Na Argentina e no Uruguai, a amplitude do que o presidente Luiz Inácio Lula da Silva diria era modulada pelos interesses regionais e pelo princípio da boa vizinhança. Quando se encontrar nesta sexta-feira (10) com Joe Biden, na Casa Branca, a audiência do brasileiro será o mundo.
Com as vantagens e desvantagens de se ter essa audiência. As convergências entre os dois presidentes são conhecidas: um script semelhante das duas democracias tensionadas, a agenda comum em prol do combate ao aquecimento global, os direitos humanos e a atuação dentro dos grandes concertos internacionais. Isso, com certeza, será salientado ao final do encontro previsto para as 15h desta sexta-feira. Mas será nos dissensos que estarão alguns dos pontos que testarão a habilidade de Lula nessa nova jornada rumo a pacificador global.
O presidente tem dito a interlocutores que deseja contribuir para a negociação de paz entre Rússia e Ucrânia. Às vésperas de a guerra completar um ano, não há luz no fim do túnel. Ao contrário, a Rússia intensifica o recrutamento de cidadãos, diante do desgaste das tropas regulares, enquanto prepara uma ofensiva de primavera. Do outro lado, o Ocidente, liderado pelos Estados Unidos de Biden, arma cada vez a Ucrânia para resistir.

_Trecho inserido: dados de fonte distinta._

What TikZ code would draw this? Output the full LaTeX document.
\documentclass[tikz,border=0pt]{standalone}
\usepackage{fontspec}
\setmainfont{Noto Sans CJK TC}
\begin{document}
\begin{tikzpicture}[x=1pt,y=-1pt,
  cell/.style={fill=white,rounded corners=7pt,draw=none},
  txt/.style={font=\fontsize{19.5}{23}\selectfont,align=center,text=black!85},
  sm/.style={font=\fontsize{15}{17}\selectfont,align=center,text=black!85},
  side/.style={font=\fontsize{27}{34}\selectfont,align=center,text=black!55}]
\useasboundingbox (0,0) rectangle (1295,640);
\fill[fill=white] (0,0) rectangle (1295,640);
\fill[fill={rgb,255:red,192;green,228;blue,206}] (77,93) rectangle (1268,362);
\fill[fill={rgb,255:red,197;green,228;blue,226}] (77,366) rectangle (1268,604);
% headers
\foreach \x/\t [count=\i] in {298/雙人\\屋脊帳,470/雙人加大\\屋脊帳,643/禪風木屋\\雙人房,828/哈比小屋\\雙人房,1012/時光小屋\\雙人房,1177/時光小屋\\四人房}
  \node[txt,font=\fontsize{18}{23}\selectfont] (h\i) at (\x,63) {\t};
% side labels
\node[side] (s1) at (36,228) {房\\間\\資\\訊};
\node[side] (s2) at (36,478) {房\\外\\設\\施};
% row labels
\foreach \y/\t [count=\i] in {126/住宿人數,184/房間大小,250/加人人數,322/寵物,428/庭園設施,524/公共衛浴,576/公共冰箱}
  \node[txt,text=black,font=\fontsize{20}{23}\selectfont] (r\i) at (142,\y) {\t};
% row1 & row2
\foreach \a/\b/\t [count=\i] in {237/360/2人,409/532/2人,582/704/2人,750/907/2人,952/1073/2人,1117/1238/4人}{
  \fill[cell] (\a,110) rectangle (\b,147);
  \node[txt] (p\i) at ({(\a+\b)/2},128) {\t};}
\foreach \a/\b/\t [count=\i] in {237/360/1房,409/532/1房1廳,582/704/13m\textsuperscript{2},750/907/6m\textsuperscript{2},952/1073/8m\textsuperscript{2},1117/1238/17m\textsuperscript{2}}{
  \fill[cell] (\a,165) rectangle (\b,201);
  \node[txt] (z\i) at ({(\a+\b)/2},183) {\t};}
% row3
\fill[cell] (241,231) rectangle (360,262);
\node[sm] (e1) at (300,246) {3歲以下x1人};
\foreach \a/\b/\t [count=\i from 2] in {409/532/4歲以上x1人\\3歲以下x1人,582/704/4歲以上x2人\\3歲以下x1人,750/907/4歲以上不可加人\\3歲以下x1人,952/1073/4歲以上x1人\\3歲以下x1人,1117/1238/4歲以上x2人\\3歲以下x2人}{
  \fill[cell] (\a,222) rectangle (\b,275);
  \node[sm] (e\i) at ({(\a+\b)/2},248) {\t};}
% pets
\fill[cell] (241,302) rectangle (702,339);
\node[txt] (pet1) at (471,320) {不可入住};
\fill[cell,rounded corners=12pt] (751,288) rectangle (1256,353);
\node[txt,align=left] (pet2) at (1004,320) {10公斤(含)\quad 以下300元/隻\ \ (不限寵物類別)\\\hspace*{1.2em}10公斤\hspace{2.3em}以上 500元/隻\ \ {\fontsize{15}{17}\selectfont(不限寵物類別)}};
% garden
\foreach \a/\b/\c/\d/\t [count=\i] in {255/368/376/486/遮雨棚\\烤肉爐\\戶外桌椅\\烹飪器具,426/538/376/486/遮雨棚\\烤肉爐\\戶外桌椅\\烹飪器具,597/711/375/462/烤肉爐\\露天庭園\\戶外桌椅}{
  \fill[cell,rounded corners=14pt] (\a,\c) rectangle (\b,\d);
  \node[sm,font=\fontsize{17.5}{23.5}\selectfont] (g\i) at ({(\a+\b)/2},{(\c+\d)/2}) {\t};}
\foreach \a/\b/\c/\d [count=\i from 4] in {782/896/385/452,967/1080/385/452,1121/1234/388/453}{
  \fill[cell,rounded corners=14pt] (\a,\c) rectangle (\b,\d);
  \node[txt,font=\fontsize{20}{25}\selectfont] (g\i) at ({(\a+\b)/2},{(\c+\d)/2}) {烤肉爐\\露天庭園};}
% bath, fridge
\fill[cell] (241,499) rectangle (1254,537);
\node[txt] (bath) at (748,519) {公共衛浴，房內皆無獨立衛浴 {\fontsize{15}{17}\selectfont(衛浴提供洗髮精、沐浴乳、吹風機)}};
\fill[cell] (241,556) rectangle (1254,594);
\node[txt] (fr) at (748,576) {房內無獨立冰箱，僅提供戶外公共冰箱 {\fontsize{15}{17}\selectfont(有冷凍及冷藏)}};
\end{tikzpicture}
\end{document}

A ideia que Lula levará ao presidente americano será a conformação de um "grupo da paz" a fim de negociar uma saída para a crise. Originalmente, a sugestão é interessante. O difícil é encontrar países que mantenham posição neutra. Lula pensa, além do própio Brasil, Turquia, Índia e China. Com relação aos dois primeiros, há chances: o "sultão" Erdogan, embora cada vez mais próximo da Rússia, conseguiu mediar a liberação dos portos para escoar produção agrícola e fertilizantes.
A Índia é próxima dos Estados Unidos, mas não aderiu às sanções ocidentais contra a Rússia. O problema é a China. Embora de público o governo Xi Jinping tenha adotado um discurso de independência, o país, na prática, tem sido fiador do Kremlin. Sem falar que Pequim, principal parceiro comercial do Brasil e destino da próxima viagem de Lula, é o grande rival geopolítico dos Estados Unidos. Aliás, um das únicas unanimidades, em Washington, entre democratas e republicanos. Seria muito difícil a Casa Branca aceitar um clube pacificador tendo a China como integrante.
Ser player global, exige, por vezes, desagradar aliados. E bancar a decisão. É o que veremos se Lula conseguirá fazer nesta sexta no Salão Oval - para Biden e para o mundo.